Terrence John Thornbury, 40, known to friends as “Shady”, was forced to appear in Brisbane Supreme Court after lawyers for the State Government summonsed him for an explanation of how he came to sell a $240,000 Lamborghini.
But the court was closed after barrister Jeffrey Rolls, acting for the state of Queensland, asked for the case to be held in private.
Thornbury, who ran “Smick Car Sales” while he was trafficking in cannabis, has previously told the court he brokered the sale of the car to cannabis kingpin Justin Corke.
Thornbury is serving his sentence at the low-security Palen Creek Correctional Centre at Rathdowney, south of Brisbane.
The court was shown a “dealer’s receipt” signed by Thornbury, a licensed car dealer, dated June 9, 2010.
Corke is also set to be examined in court about the car, which he claims is his, arguing he bought it from Thornbury in late May or early June 2010.
The car was seized by the state of Queensland under proceeds-of-crime laws after it was found during a police raid of Corke’s Pimpama home.
Russian-born Gold Coast accountant Nelli Gennad’evna Erchova, 50, from Helensvale, is also claiming the 1991 black Lamborghini Diablo, with Queensland registration DIABLO, is hers.

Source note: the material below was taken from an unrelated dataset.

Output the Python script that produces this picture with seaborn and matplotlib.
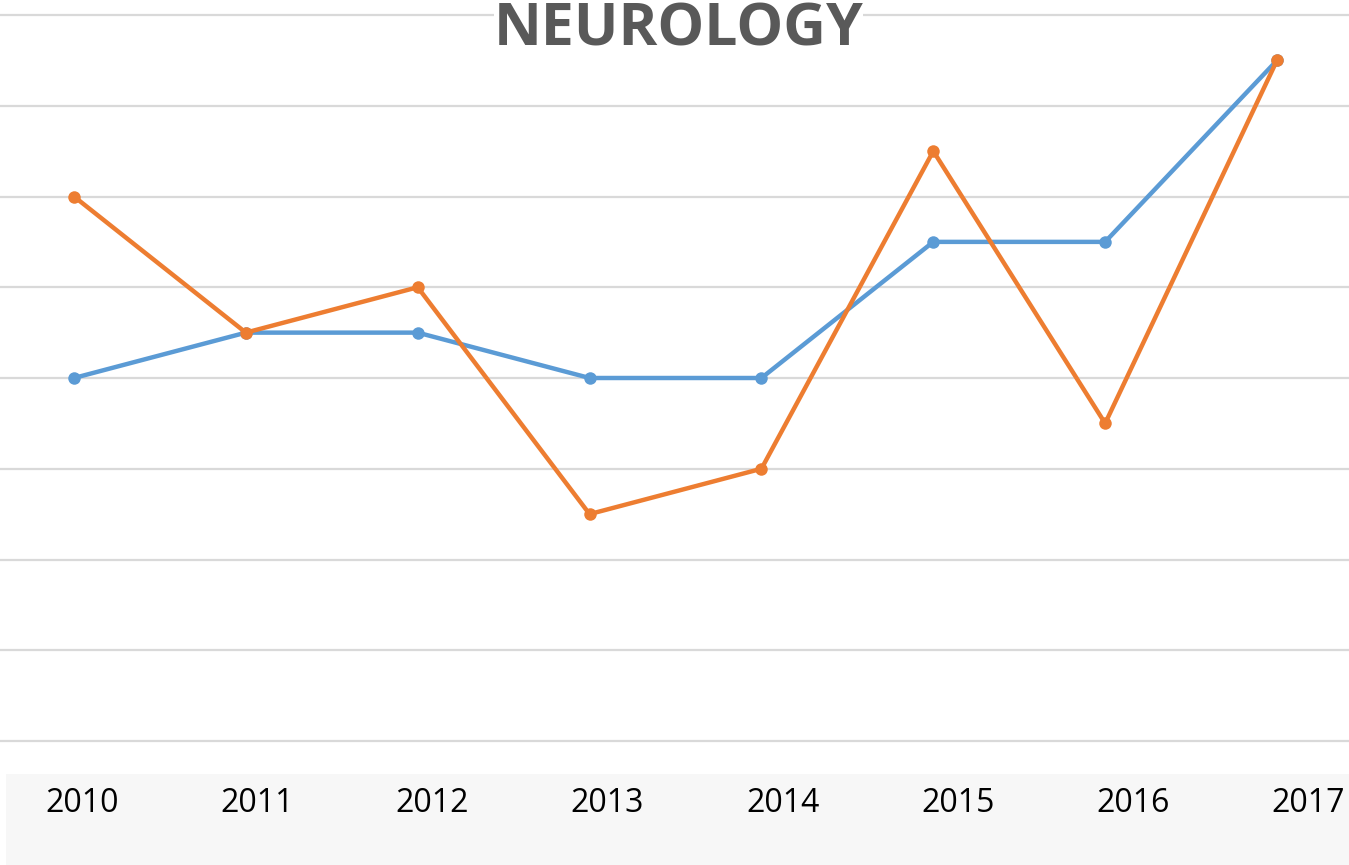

Erchova, also known as Nelli Robertson, claims the car was a gift to her from her de facto partner Rick Mayne, a deceased Gold Coast corporate spiv.
Erchova told the court she was given the car on July 7, 2008, her 40th birthday, but it went missing or was stolen from Mayne’s Southport workshop between July 10 and July 17, 2010.
She says she did not believe that Mayne would sell the car without her knowledge.
Erchova did not call police to report it stolen until after she saw it on the TV news when Corke’s home was raided.